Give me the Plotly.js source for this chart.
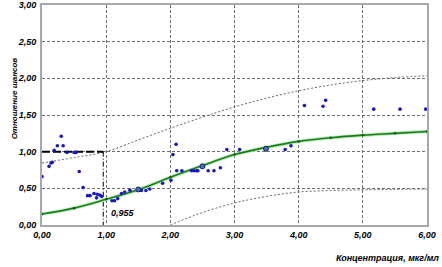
<!DOCTYPE html>
<html>
<head>
<meta charset="utf-8">
<script src="https://cdn.plot.ly/plotly-3.0.1.min.js"></script>
<style>html,body{margin:0;padding:0;background:#fff;}#chart{width:442px;height:267px;}</style>
</head>
<body>
<div id="chart"></div>
<script>
// Observed points (blue)
const obsX = [0.00,0.11,0.14,0.16,0.19,0.24,0.30,0.33,0.39,0.50,0.53,0.58,0.64,0.71,0.75,0.81,0.85,0.86,0.90,0.93,1.09,1.13,1.18,1.24,1.29,1.37,1.50,1.55,1.62,1.68,1.88,2.01,2.04,2.09,2.10,2.18,2.33,2.37,2.41,2.43,2.50,2.59,2.68,2.78,2.88,3.08,3.49,3.79,3.88,4.09,4.38,4.42,5.17,5.58,5.98];
const obsY = [0.66,0.80,0.845,0.855,1.02,1.08,1.21,1.08,0.99,0.99,0.99,0.73,0.51,0.40,0.40,0.43,0.37,0.42,0.41,0.39,0.33,0.33,0.36,0.43,0.45,0.475,0.485,0.47,0.47,0.49,0.57,0.61,0.96,1.10,0.74,0.74,0.74,0.74,0.74,0.74,0.80,0.74,0.74,0.78,1.03,1.03,1.04,1.03,1.08,1.63,1.62,1.70,1.58,1.58,1.58];
// Highlighted points
const hiX = [1.50,2.50,3.49];
const hiY = [0.485,0.80,1.04];
// Fitted curve (green)
const fitX = [0,0.5,1,1.5,2,2.5,3,3.5,4,4.5,5,5.5,6];
const fitY = [0.15,0.23,0.35,0.48,0.65,0.81,0.96,1.06,1.14,1.19,1.225,1.25,1.275];
// Confidence bands (dotted)
const upX = [0,0.5,1,1.5,2,2.5,3,3.5,4,4.5,5,5.5,6];
const upY = [0.845,0.92,1.0,1.16,1.32,1.47,1.61,1.73,1.83,1.91,1.97,2.01,2.035];
const loX = [2,2.5,3,3.5,4,4.5,5,5.5,6];
const loY = [0.0,0.17,0.30,0.39,0.45,0.47,0.48,0.485,0.49];
// Threshold
const thrX = 0.955, thrY = 1.0;
const thrLabel = "0,955";
const xTicks = [0,1,2,3,4,5,6];
const yTicks = [0,0.5,1,1.5,2,2.5,3];
const xTitle = "Концентрация, мкг/мл";
const yTitle = "Отношение шансов";

const fnt = {family:"Liberation Sans, Arial, sans-serif", size:9, color:"#000", weight:"bold", style:"italic"};

const traces = [
  {x:upX, y:upY, mode:"lines", line:{color:"#666", width:1, dash:"2px,2px", shape:"spline"}, hoverinfo:"skip"},
  {x:loX, y:loY, mode:"lines", line:{color:"#666", width:1, dash:"2px,2px", shape:"spline"}, hoverinfo:"skip"},
  {x:[0,thrX], y:[thrY,thrY], mode:"lines", line:{color:"#000", width:2, dash:"8px,3px"}},
  {x:[thrX,thrX], y:[thrY,0], mode:"lines", line:{color:"#000", width:1, dash:"5px,2px,1px,2px"}},
  {x:fitX, y:fitY, mode:"lines", line:{color:"#b4eeb4", width:3.5, shape:"spline"}},
  {x:fitX, y:fitY, mode:"lines+markers", line:{color:"#1d7d1d", width:1.6, shape:"spline"}, marker:{color:"#0d5a0d", size:2.5}},
  {x:obsX, y:obsY, mode:"markers", marker:{color:"#1818c0", size:3.6}},
  {x:hiX, y:hiY, mode:"markers", marker:{color:"#4a6ad0", size:5, line:{color:"#102050", width:1}}}
];

const layout = {
  width:442, height:267,
  margin:{l:42, r:15, t:5, b:42},
  paper_bgcolor:"#fff", plot_bgcolor:"#fff",
  showlegend:false,
  separators:", ",
  font:fnt,
  xaxis:{range:[0,6.0001], tickvals:xTicks, tickformat:".2f", showgrid:true, gridcolor:"#707070", griddash:"3px,2px", gridwidth:1,
         zeroline:false, showline:true, mirror:true, linecolor:"#a8a8a8", linewidth:2, ticks:"", tickfont:fnt, fixedrange:true},
  yaxis:{range:[0,3.0001], tickvals:yTicks, tickformat:".2f", showgrid:true, gridcolor:"#707070", griddash:"3px,2px", gridwidth:1,
         zeroline:false, showline:true, mirror:true, linecolor:"#a8a8a8", linewidth:2, ticks:"", tickfont:fnt, ticklabelstandoff:2,
         fixedrange:true},
  annotations:[
    {text:thrLabel, x:1.05, y:0.17, xref:"x", yref:"y", showarrow:false, xanchor:"left", font:{family:fnt.family, size:9, style:"italic", color:"#000"}},
    {text:xTitle, x:1, y:0, xref:"paper", yref:"paper", xanchor:"right", yanchor:"top", yshift:-26, xshift:14, showarrow:false, font:fnt},
    {text:yTitle, x:0, y:1.72, xref:"paper", yref:"y", xshift:-34, textangle:-90, showarrow:false, font:Object.assign({}, fnt, {size:8})}
  ]
};
Plotly.newPlot("chart", traces, layout, {staticPlot:true, displayModeBar:false});
</script>
</body>
</html>
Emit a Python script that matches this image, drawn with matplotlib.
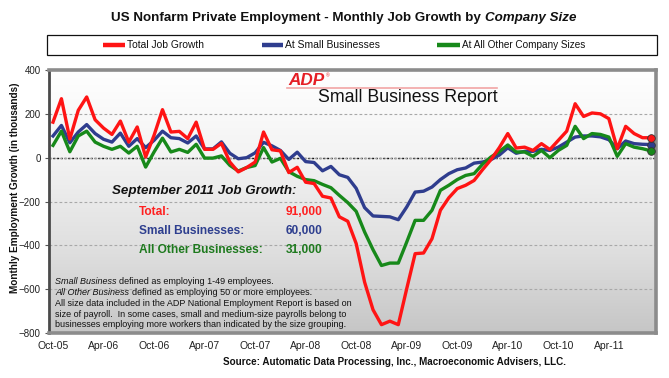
import numpy as np
import matplotlib
matplotlib.use("Agg")
import matplotlib.pyplot as plt
from matplotlib.colors import LinearSegmentedColormap
from matplotlib.lines import Line2D
from matplotlib.patches import Rectangle
from matplotlib import font_manager

# ---------------- data (thousands of jobs, monthly) ----------------
months = ["Oct-05", "Nov-05", "Dec-05", "Jan-06", "Feb-06", "Mar-06", "Apr-06", "May-06", "Jun-06",
          "Jul-06", "Aug-06", "Sep-06", "Oct-06", "Nov-06", "Dec-06", "Jan-07", "Feb-07", "Mar-07",
          "Apr-07", "May-07", "Jun-07", "Jul-07", "Aug-07", "Sep-07", "Oct-07", "Nov-07", "Dec-07",
          "Jan-08", "Feb-08", "Mar-08", "Apr-08", "May-08", "Jun-08", "Jul-08", "Aug-08", "Sep-08",
          "Oct-08", "Nov-08", "Dec-08", "Jan-09", "Feb-09", "Mar-09", "Apr-09", "May-09", "Jun-09",
          "Jul-09", "Aug-09", "Sep-09", "Oct-09", "Nov-09", "Dec-09", "Jan-10", "Feb-10", "Mar-10",
          "Apr-10", "May-10", "Jun-10", "Jul-10", "Aug-10", "Sep-10", "Oct-10", "Nov-10", "Dec-10",
          "Jan-11", "Feb-11", "Mar-11", "Apr-11", "May-11", "Jun-11", "Jul-11", "Aug-11", "Sep-11"]

total = [162, 269, 85, 216, 277, 173, 135, 106, 167, 71, 140, 3,
         102, 219, 117, 120, 87, 162, 38, 38, 65, -20, -65, -45,
         -20, 117, 36, 31, -68, -44, -112, -118, -176, -184, -270, -290,
         -392, -568, -694, -762, -746, -762, -598, -438, -435, -370, -240, -183,
         -141, -126, -104, -55, -9, 46, 110, 44, 48, 33, 64, 37,
         79, 121, 246, 188, 204, 200, 178, 41, 143, 110, 91, 91]

small = [99, 147, 68, 117, 151, 110, 84, 71, 112, 52, 87, 46,
         79, 121, 91, 87, 67, 99, 40, 40, 72, 20, -5, 0,
         22, 70, 54, 33, -8, 25, -18, -22, -60, -40, -78, -90,
         -140, -228, -266, -268, -270, -283, -225, -157, -153, -134, -100, -73,
         -55, -47, -25, -20, -9, 12, 45, 20, 29, 29, 38, 33,
         48, 71, 94, 99, 99, 95, 82, 41, 76, 64, 61, 60]

other = [56, 121, 27, 99, 121, 71, 52, 38, 52, 21, 52, -43,
         26, 89, 26, 38, 24, 61, -2, -2, 8, -35, -61, -45,
         -36, 46, -20, -3, -64, -85, -100, -105, -122, -137, -172, -205,
         -245, -339, -420, -492, -481, -481, -385, -286, -286, -240, -149, -126,
         -100, -81, -73, -30, 3, 28, 58, 26, 26, 6, 33, 0,
         33, 56, 143, 87, 110, 106, 94, 6, 64, 48, 41, 31]

tick_labels = ["Oct-05", "Apr-06", "Oct-06", "Apr-07", "Oct-07", "Apr-08",
               "Oct-08", "Apr-09", "Oct-09", "Apr-10", "Oct-10", "Apr-11"]
y_ticks = [-800, -600, -400, -200, 0, 200, 400]

series_names = ["Total Job Growth", "At Small Businesses", "At All Other Company Sizes"]
sept_labels = ["Total:", "Small Businesses:", "All Other Businesses:"]
sept_values = ["91,000", "60,000", "31,000"]

RED = "#ff1414"
BLUE = "#2f3d8e"
GREEN = "#17891a"
TXT_RED = "#ff2020"
TXT_BLUE = "#2e3f8f"
TXT_GREEN = "#1e7a1e"

# ---------------- fonts ----------------
names = {f.name for f in font_manager.fontManager.ttflist}
NARROW = ["Liberation Sans Narrow", "Liberation Sans", "DejaVu Sans"] if "Liberation Sans Narrow" in names \
    else ["Liberation Sans", "DejaVu Sans"]
SANS = ["Liberation Sans", "DejaVu Sans"]
plt.rcParams["font.family"] = SANS

W, H = 669, 378
fig = plt.figure(figsize=(W / 100, H / 100), dpi=100)
fig.patch.set_facecolor("white")
renderer = fig.canvas.get_renderer()


def fx(x):
    return x / W


def fy(y):
    return 1 - y / H


def runs(x, y, parts, ha="left", size=8, width=None, gap_char=False, **common):
    """Place text runs side by side (pixel coords, y = vertical center)."""
    texts = [fig.text(0, fy(y), s, fontsize=size, va="center", ha="left", **{**common, **kw})
             for s, kw in parts]

    def widths():
        return [t.get_window_extent(renderer).width for t in texts]

    # space width for gaps between runs
    def space_w():
        a = fig.text(0, 0, "a a", fontsize=texts[0].get_fontsize(), **common)
        b = fig.text(0, 0, "aa", fontsize=texts[0].get_fontsize(), **common)
        w = a.get_window_extent(renderer).width - b.get_window_extent(renderer).width
        a.remove(); b.remove()
        return w

    n_gaps = len(texts) - 1
    if width is not None:
        for _ in range(3):
            tw = sum(widths()) + n_gaps * space_w()
            f = width / tw
            for t in texts:
                t.set_fontsize(t.get_fontsize() * f)
    ws = widths()
    sw = space_w()
    tw = sum(ws) + n_gaps * sw
    start = x - tw / 2 if ha == "center" else (x - tw if ha == "right" else x)
    cur = start
    for t, w in zip(texts, ws):
        t.set_x(fx(cur))
        cur += w + sw
    return texts


def fit(x, y, s, width, ha="left", rotation=0, **kw):
    t = fig.text(fx(x), fy(y), s, fontsize=8, ha=ha, va="center", **kw)
    for _ in range(3):
        w = t.get_window_extent(renderer).width
        t.set_fontsize(t.get_fontsize() * width / w)
    t.set_rotation(rotation)
    return t


# ---------------- axes ----------------
L, R, T, B = 49, 656, 70, 333
ax = fig.add_axes([fx(L), fy(B), (R - L) / W, (B - T) / H])
x = np.arange(len(total))
xlim = (-0.475, 71.6)
ax.set_xlim(*xlim)
ax.set_ylim(-800, 400)

cmap = LinearSegmentedColormap.from_list(
    "bg", [(0, "#ffffff"), (0.33, "#f3f3f3"), (0.7, "#dedede"), (1.0, "#c6c6c6")])
ax.imshow(np.linspace(0, 1, 256).reshape(-1, 1), cmap=cmap, aspect="auto",
          extent=[xlim[0], xlim[1], -800, 400], origin="upper", zorder=0)

ax.set_yticks(y_ticks)
ax.grid(axis="y", color="#a8a8a8", linestyle=(0, (2.5, 2)), linewidth=0.8, zorder=1)
ax.axhline(0, color="#111111", linestyle=(0, (1.5, 1.2)), linewidth=1.0, zorder=1.5)

ax.plot(x, small, color=BLUE, lw=2.4, zorder=3, solid_joinstyle="round")
ax.plot(x, other, color=GREEN, lw=2.4, zorder=4, solid_joinstyle="round")
ax.plot(x, total, color=RED, lw=2.4, zorder=5, solid_joinstyle="round")
for s, c, z in [(small, BLUE, 6), (other, GREEN, 7), (total, RED, 8)]:
    ax.plot(x[-1:], s[-1:], "o", ms=5.5, mfc=c, mec="#333333", mew=0.6, zorder=z)

ax.set_xticks(x[::6])
ax.set_xticklabels(tick_labels)
ax.tick_params(axis="x", length=0, pad=6, labelsize=7.5, labelcolor="#222222")
ax.tick_params(axis="y", direction="out", length=3, width=0.8, color="#555555",
               pad=3, labelsize=7, labelcolor="#222222")

for side in ["top", "right", "bottom"]:
    ax.spines[side].set_color("#8c8c8c")
    ax.spines[side].set_linewidth(2.6)
ax.spines["left"].set_color("#4a4a4a")
ax.spines["left"].set_linewidth(2.0)

# ---------------- title ----------------
runs(344, 18, [("US Nonfarm Private Employment - Monthly Job Growth by", {}),
               ("Company Size", {"style": "italic"})],
     ha="center", size=10.5, width=462, weight="bold", family=NARROW, color="#111111")

# ---------------- legend box ----------------
fig.patches.append(Rectangle((fx(47), fy(55)), (657 - 47) / W, 20 / H, transform=fig.transFigure,
                             facecolor="white", edgecolor="#111111", linewidth=0.9))
leg_items = [(103, 125, RED, series_names[0], 78),
             (262, 283, BLUE, series_names[1], 95),
             (437, 460, GREEN, series_names[2], 125)]
for x0, x1, c, name, tw in leg_items:
    fig.lines.append(Line2D([fx(x0), fx(x1)], [fy(45), fy(45)], transform=fig.transFigure,
                            color=c, lw=3.2, solid_capstyle="butt"))
    fit(x1 + 2, 45.5, name, tw, family=NARROW, color="#111111")

# ---------------- ADP logo ----------------
fit(288, 80.5, "ADP", 36, style="italic", weight="bold", color="#e51e25")
fig.text(fx(326), fy(76), "®", fontsize=3.5, color="#e51e25", va="center")
fig.lines.append(Line2D([fx(287), fx(497)], [fy(88), fy(88)], transform=fig.transFigure,
                        color="#f2a5a5", lw=1.2))
fit(318, 97.5, "Small Business Report", 178, color="#111111")

# ---------------- September 2011 box ----------------
fit(112, 191, "September 2011 Job Growth:", 184, style="italic", weight="bold", color="#111111")
ref = fit(139, 250, sept_labels[2], 124, weight="bold", color=TXT_GREEN)
fs = ref.get_fontsize()
for lab, val, yy, col in [(sept_labels[0], sept_values[0], 212, TXT_RED),
                          (sept_labels[1], sept_values[1], 231, TXT_BLUE)]:
    fig.text(fx(139), fy(yy), lab, fontsize=fs, weight="bold", color=col, va="center")
    fig.text(fx(323), fy(yy), val, fontsize=fs, weight="bold", color=col, va="center", ha="right")
fig.text(fx(323), fy(250), sept_values[2], fontsize=fs, weight="bold", color=TXT_GREEN,
         va="center", ha="right")

# ---------------- footnote ----------------
ft = fit(55, 303.3, "All size data included in the ADP National Employment Report is based on",
         295, color="#111111")
ffs = ft.get_fontsize()
runs(55, 281.7, [("Small Business", {"style": "italic"}),
                 ("defined as employing 1-49 employees.", {})], size=ffs, color="#111111")
runs(55, 292.2, [("All Other Business", {"style": "italic"}),
                 ("defined as employing 50 or more employees.", {})], size=ffs, color="#111111")
fig.text(fx(55), fy(314.2), "size of payroll.  In some cases, small and medium-size payrolls belong to",
         fontsize=ffs, color="#111111", va="center")
fig.text(fx(55), fy(324.5), "businesses employing more workers than indicated by the size grouping.",
         fontsize=ffs, color="#111111", va="center")

# ---------------- axis label & source ----------------
fit(15, 188, "Monthly Employment Growth (in thousands)", 210, ha="center", rotation=90,
    weight="bold", color="#111111")
fit(223, 362, "Source: Automatic Data Processing, Inc., Macroeconomic Advisers, LLC.", 339,
    weight="bold", color="#111111")

fig.savefig("out.png", dpi=100)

Exercise task → Using the entries above, reproduce word for word only the lines from the one that contains "Emit a Python" to the one that contains "from matplotlib import font_manager", both ends included, and drop every picture.

Written answer →
Emit a Python script that matches this image, drawn with matplotlib.
import numpy as np
import matplotlib
matplotlib.use("Agg")
import matplotlib.pyplot as plt
from matplotlib.colors import LinearSegmentedColormap
from matplotlib.lines import Line2D
from matplotlib.patches import Rectangle
from matplotlib import font_manager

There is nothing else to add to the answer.